▸ **Task requirements**: Extract the lines from the start through the line that holds "wl_pts = list(range(360, 751, 10))", both included, omitting all images.

▸ **Dataset extract**:

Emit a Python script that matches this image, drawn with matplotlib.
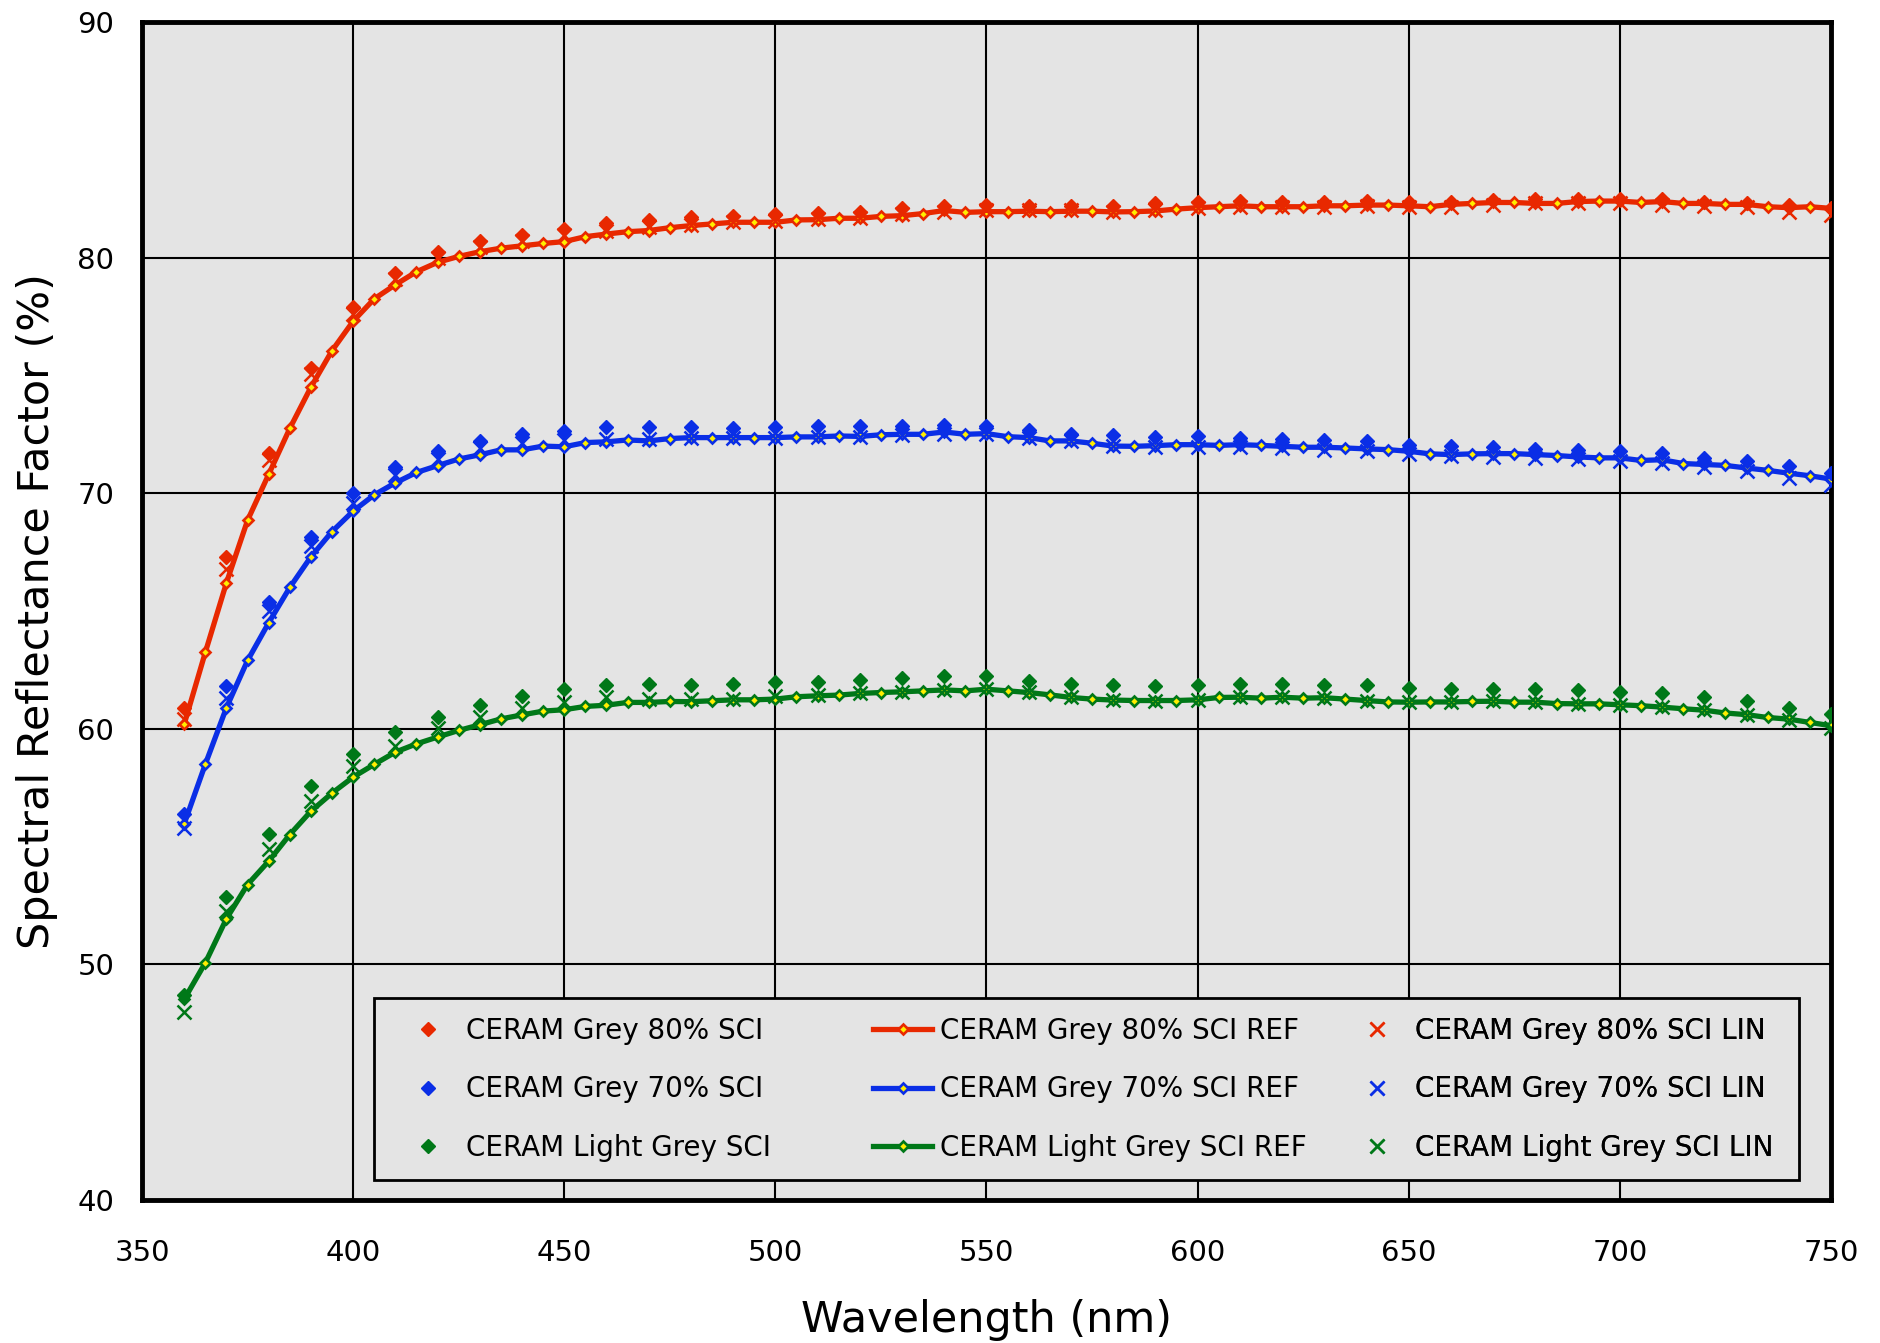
import numpy as np
import matplotlib
matplotlib.use("Agg")
import matplotlib.pyplot as plt
from matplotlib.patches import Rectangle

# wavelengths (nm)
wl_ref = list(range(360, 751, 5))
wl_pts = list(range(360, 751, 10))

# REF curves, 5 nm steps
ref_80 = [60.2, 63.25, 66.2, 68.85, 70.8, 72.75, 74.5, 76.05, 77.3, 78.25,
          78.85, 79.4, 79.8, 80.05, 80.25, 80.4, 80.5, 80.6, 80.68, 80.89,
          81.0, 81.1, 81.15, 81.27, 81.36, 81.43, 81.5, 81.5, 81.5, 81.6,
          81.61, 81.67, 81.67, 81.75, 81.78, 81.87, 82.0, 81.92, 81.95, 81.95,
          81.97, 81.95, 81.97, 81.97, 81.94, 81.95, 81.98, 82.06, 82.12, 82.16,
          82.2, 82.16, 82.16, 82.16, 82.2, 82.2, 82.23, 82.23, 82.2, 82.16,
          82.26, 82.3, 82.34, 82.34, 82.3, 82.3, 82.38, 82.4, 82.4, 82.34,
          82.38, 82.3, 82.3, 82.26, 82.26, 82.16, 82.12, 82.16, 82.09]
ref_70 = [55.97, 58.5, 60.9, 62.9, 64.5, 66.0, 67.3, 68.37, 69.24, 69.93,
          70.44, 70.88, 71.17, 71.45, 71.63, 71.84, 71.84, 72.0, 71.97, 72.15,
          72.18, 72.26, 72.22, 72.32, 72.36, 72.36, 72.36, 72.36, 72.36, 72.39,
          72.39, 72.43, 72.41, 72.48, 72.5, 72.5, 72.6, 72.5, 72.53, 72.4,
          72.36, 72.22, 72.22, 72.12, 72.0, 71.99, 72.02, 72.06, 72.06, 72.03,
          72.06, 72.03, 71.99, 71.95, 71.95, 71.92, 71.88, 71.85, 71.78, 71.67,
          71.64, 71.67, 71.68, 71.68, 71.64, 71.6, 71.54, 71.5, 71.5, 71.39,
          71.42, 71.26, 71.22, 71.18, 71.07, 70.97, 70.85, 70.74, 70.6]
ref_lg = [48.52, 50.07, 51.94, 53.39, 54.38, 55.51, 56.5, 57.27, 57.95, 58.49,
          59.01, 59.36, 59.65, 59.93, 60.17, 60.42, 60.59, 60.75, 60.81, 60.95,
          61.0, 61.12, 61.12, 61.16, 61.15, 61.19, 61.23, 61.23, 61.26, 61.36,
          61.4, 61.43, 61.5, 61.54, 61.57, 61.61, 61.65, 61.61, 61.68, 61.61,
          61.54, 61.44, 61.33, 61.26, 61.22, 61.2, 61.2, 61.2, 61.23, 61.33,
          61.34, 61.3, 61.34, 61.3, 61.32, 61.26, 61.2, 61.14, 61.13, 61.14,
          61.14, 61.16, 61.17, 61.13, 61.13, 61.07, 61.06, 61.06, 61.02, 60.98,
          60.92, 60.85, 60.79, 60.67, 60.6, 60.48, 60.41, 60.27, 60.13]

# SCI measurements, 10 nm steps
sci_80 = [60.9, 67.3, 71.7, 75.3, 77.9, 79.35, 80.25, 80.7, 80.95, 81.22,
          81.47, 81.6, 81.71, 81.75, 81.85, 81.9, 81.95, 82.09, 82.2, 82.23,
          82.2, 82.2, 82.18, 82.3, 82.35, 82.4, 82.38, 82.38, 82.4, 82.38,
          82.38, 82.45, 82.5, 82.5, 82.5, 82.48, 82.38, 82.33, 82.22, 82.1]
sci_70 = [56.4, 61.8, 65.4, 68.16, 70.0, 71.1, 71.8, 72.2, 72.5, 72.65,
          72.79, 72.8, 72.8, 72.76, 72.8, 72.86, 72.86, 72.86, 72.88, 72.86,
          72.67, 72.53, 72.46, 72.4, 72.42, 72.35, 72.3, 72.25, 72.2, 72.06,
          71.99, 71.95, 71.88, 71.85, 71.78, 71.7, 71.5, 71.35, 71.14, 70.85]
sci_lg = [48.7, 52.87, 55.54, 57.58, 58.93, 59.86, 60.52, 61.02, 61.4, 61.68,
          61.85, 61.9, 61.85, 61.9, 61.97, 62.0, 62.08, 62.14, 62.25, 62.22,
          62.04, 61.92, 61.85, 61.8, 61.84, 61.9, 61.9, 61.87, 61.84, 61.75,
          61.68, 61.68, 61.7, 61.65, 61.58, 61.51, 61.34, 61.16, 60.89, 60.64]

# SCI LIN, 10 nm steps
lin_80 = [60.4, 66.8, 71.4, 75.05, 77.6, 79.1, 80.0, 80.45, 80.7, 80.95,
          81.15, 81.3, 81.4, 81.5, 81.55, 81.65, 81.7, 81.85, 81.95, 82.0,
          82.0, 82.0, 81.95, 82.0, 82.1, 82.15, 82.15, 82.15, 82.2, 82.15,
          82.15, 82.25, 82.3, 82.3, 82.3, 82.25, 82.2, 82.15, 81.95, 81.8]
lin_70 = [55.8, 61.3, 65.0, 67.75, 69.6, 70.76, 71.45, 71.9, 72.15, 72.25,
          72.3, 72.3, 72.35, 72.35, 72.35, 72.38, 72.4, 72.45, 72.5, 72.5,
          72.35, 72.2, 72.0, 71.98, 71.98, 71.95, 71.9, 71.85, 71.8, 71.65,
          71.6, 71.55, 71.5, 71.45, 71.35, 71.3, 71.1, 70.95, 70.65, 70.35]
lin_lg = [47.98, 52.26, 54.9, 56.95, 58.4, 59.25, 60.03, 60.52, 60.88, 61.12,
          61.33, 61.26, 61.25, 61.25, 61.4, 61.42, 61.52, 61.58, 61.65, 61.68,
          61.55, 61.35, 61.22, 61.2, 61.24, 61.35, 61.34, 61.32, 61.2, 61.13,
          61.14, 61.17, 61.13, 61.06, 61.02, 60.92, 60.78, 60.6, 60.38, 60.05]

names = ["CERAM Grey 80%", "CERAM Grey 70%", "CERAM Light Grey"]
colors = ["#e82800", "#0a2ee6", "#007818"]
YELLOW = "#ffee00"
BG = "#e4e4e4"

fig = plt.figure(figsize=(18.81, 13.43), dpi=100)
ax = fig.add_axes([0.0755, 0.1065, 0.8979, 0.8771])
ax.set_facecolor(BG)

refs = [ref_80, ref_70, ref_lg]
scis = [sci_80, sci_70, sci_lg]
lins = [lin_80, lin_70, lin_lg]

h_sci, h_ref, h_lin = [], [], []
for name, c, r, s, l in zip(names, colors, refs, scis, lins):
    lr, = ax.plot(wl_ref, r, color=c, lw=3.8, marker="D", ms=5.5,
                  mfc=YELLOW, mec=c, mew=1.9, zorder=3, label=name + " SCI REF")
    ls, = ax.plot(wl_pts, s, ls="none", marker="D", ms=7, color=c,
                  mec=c, zorder=4, label=name + " SCI")
    ll, = ax.plot(wl_pts, l, ls="none", marker="x", ms=10, mew=1.8,
                  color=c, zorder=5, label=name + " SCI LIN")
    h_ref.append(lr)
    h_sci.append(ls)
    h_lin.append(ll)

ax.set_xlim(350, 750)
ax.set_ylim(40, 90)
ax.set_xticks(np.arange(350, 751, 50))
ax.set_yticks(np.arange(40, 91, 10))
ax.grid(True, color="black", lw=1.5, zorder=1)
ax.set_axisbelow(True)
for sp in ax.spines.values():
    sp.set_linewidth(3.5)
    sp.set_color("black")
ax.tick_params(axis="both", length=0, labelsize=21)
ax.tick_params(axis="x", pad=28)
ax.tick_params(axis="y", pad=20)

ax.set_xlabel("Wavelength (nm)", fontsize=31, labelpad=23)
ax.set_ylabel("Spectral Reflectance Factor (%)", fontsize=31, labelpad=13.5)

# legend: one frame, three equally spaced columns
ax.add_patch(Rectangle((0.1374, 0.017), 0.8436, 0.1545, transform=ax.transAxes,
                       facecolor=BG, edgecolor="black", lw=2, zorder=6))
for x0, hs in zip([0.1520, 0.4330, 0.7140], [h_sci, h_ref, h_lin]):
    lg = ax.legend(handles=hs, loc="center left", bbox_to_anchor=(x0, 0.0938),
                   frameon=False, borderpad=0, borderaxespad=0, fontsize=20,
                   numpoints=1, handlelength=2.12, handletextpad=0.29,
                   labelspacing=1.1)
    lg.set_zorder(7)
    ax.add_artist(lg)

fig.savefig("out.png", dpi=100)
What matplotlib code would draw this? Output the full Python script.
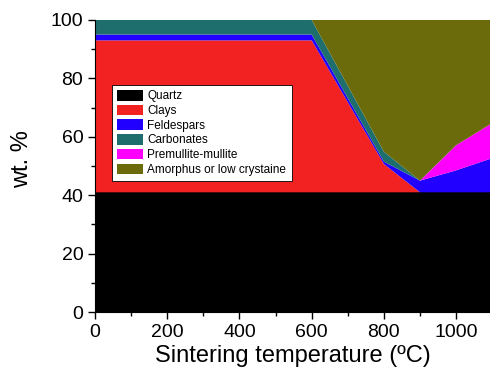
import numpy as np
import matplotlib.pyplot as plt
from matplotlib.ticker import MultipleLocator

plt.rcParams['font.family'] = ['Liberation Sans', 'DejaVu Sans']

temps = [0, 600, 800, 900, 1000, 1100]
quartz = [41, 41, 41, 41, 41, 41]
clays = [52, 52, 9.7, 0, 0, 0]
feldespars = [2, 2, 0.8, 4, 7.5, 11.7]
carbonates = [5, 5, 3.4, 0, 0, 0]
premullite = [0, 0, 0, 0, 8.6, 12]
amorphous = [0, 0, 45.1, 55, 42.9, 35.3]

labels = ['Quartz', 'Clays', 'Feldespars', 'Carbonates',
          'Premullite-mullite', 'Amorphus or low crystaine']
colors = ['#000000', '#f22222', '#2200ff', '#1e6e6e', '#ff00ff', '#6b6b0b']

fig = plt.figure(figsize=(4.9, 3.76), dpi=100)
ax = fig.add_axes([0.194, 0.170, 0.806, 0.777])

ax.stackplot(temps, quartz, clays, feldespars, carbonates, premullite, amorphous,
             colors=colors, labels=labels, linewidth=0)

ax.set_xlim(0, 1094)
ax.set_ylim(0, 100)
ax.xaxis.set_major_locator(MultipleLocator(200))
ax.xaxis.set_minor_locator(MultipleLocator(100))
ax.yaxis.set_major_locator(MultipleLocator(20))
ax.yaxis.set_minor_locator(MultipleLocator(10))
ax.tick_params(which='both', direction='out', labelsize=14, width=1)
ax.tick_params(which='major', length=5)
ax.tick_params(which='minor', length=3)
ax.spines['top'].set_visible(False)
ax.spines['right'].set_visible(False)

ax.set_xlabel('Sintering temperature (ºC)', fontsize=17, labelpad=3)
ax.set_ylabel('wt. %', fontsize=17)
ax.yaxis.set_label_coords(-0.157, 0.524)

leg = ax.legend(loc='upper left', bbox_to_anchor=(0.043, 0.778), fontsize=8.5,
                fancybox=False, framealpha=1, edgecolor='black',
                handlelength=2.2, handleheight=1.0, labelspacing=0.2,
                handletextpad=0.35, borderpad=0.45, borderaxespad=0)
leg.get_frame().set_linewidth(0.6)

fig.savefig('out.png', dpi=100)
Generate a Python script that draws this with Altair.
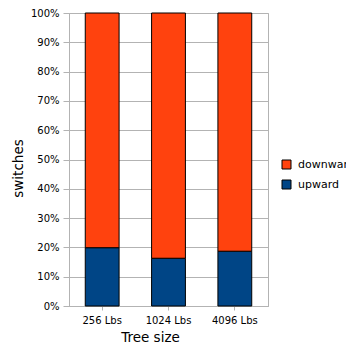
import altair as alt
import pandas as pd

categories = ["256 Lbs", "1024 Lbs", "4096 Lbs"]
upward = [19.9, 16.3, 18.7]
downward = [100 - u for u in upward]
series = ["downward", "upward"]
colors = ["#ff420e", "#004586"]

rows = []
for c, u, d in zip(categories, upward, downward):
    rows.append({"size": c, "series": "upward", "value": u, "ord": 0})
    rows.append({"size": c, "series": "downward", "value": d, "ord": 1})
df = pd.DataFrame(rows)

font = "DejaVu Sans"

chart = alt.Chart(df).mark_bar(stroke="black", strokeWidth=1).encode(
    x=alt.X("size:N", sort=categories,
            scale=alt.Scale(paddingInner=0.49, paddingOuter=0.245),
            axis=alt.Axis(title="Tree size", labelAngle=0, labelFontSize=10,
                          labelPadding=5, tickSize=4, tickColor="#b3b3b3",
                          domainColor="#b3b3b3", titleFontSize=13.5,
                          titleFontWeight="normal", titleX=81, titleY=31,
                          titleBaseline="middle", titleAnchor="start", titleAlign="center",
                          labelFont=font, titleFont=font, labelColor="black")),
    y=alt.Y("value:Q", stack="zero",
            scale=alt.Scale(domain=[0, 100], nice=False),
            axis=alt.Axis(title="switches", values=list(range(0, 101, 10)),
                          labelExpr="datum.value + '%'", labelFontSize=10,
                          tickSize=6, labelPadding=4, tickColor="#b3b3b3",
                          gridColor="#b3b3b3", domainColor="#b3b3b3",
                          titleFontSize=13.5, titleFontWeight="normal",
                          titleAngle=-90, titleX=-51, titleY=155,
                          titleBaseline="middle", titleAlign="center",
                          labelFont=font, titleFont=font, labelColor="black")),
    color=alt.Color("series:N", sort=series,
                    scale=alt.Scale(domain=series, range=colors),
                    legend=alt.Legend(title=None, orient="none", legendX=212, legendY=146,
                                      symbolType="square", symbolSize=81,
                                      symbolStrokeColor="black", symbolStrokeWidth=1,
                                      labelFontSize=11, labelFont=font, labelOffset=6,
                                      rowPadding=7, padding=0, labelColor="black")),
    order=alt.Order("ord:Q"),
).properties(
    width=199, height=293,
    autosize=alt.AutoSizeParams(type="none"),
    padding={"left": 61, "top": 5, "right": 78, "bottom": 38},
).configure_view(stroke="#b3b3b3").configure_axis(grid=True)

chart.save("out.html", embed_options={"renderer": "svg", "actions": False})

▸ **Full output**:
Emit a Python script that matches this image, drawn with matplotlib.
import numpy as np
import matplotlib
matplotlib.use("Agg")
import matplotlib.pyplot as plt
from matplotlib.patches import Rectangle

# wavelengths (nm)
wl_ref = list(range(360, 751, 5))
wl_pts = list(range(360, 751, 10))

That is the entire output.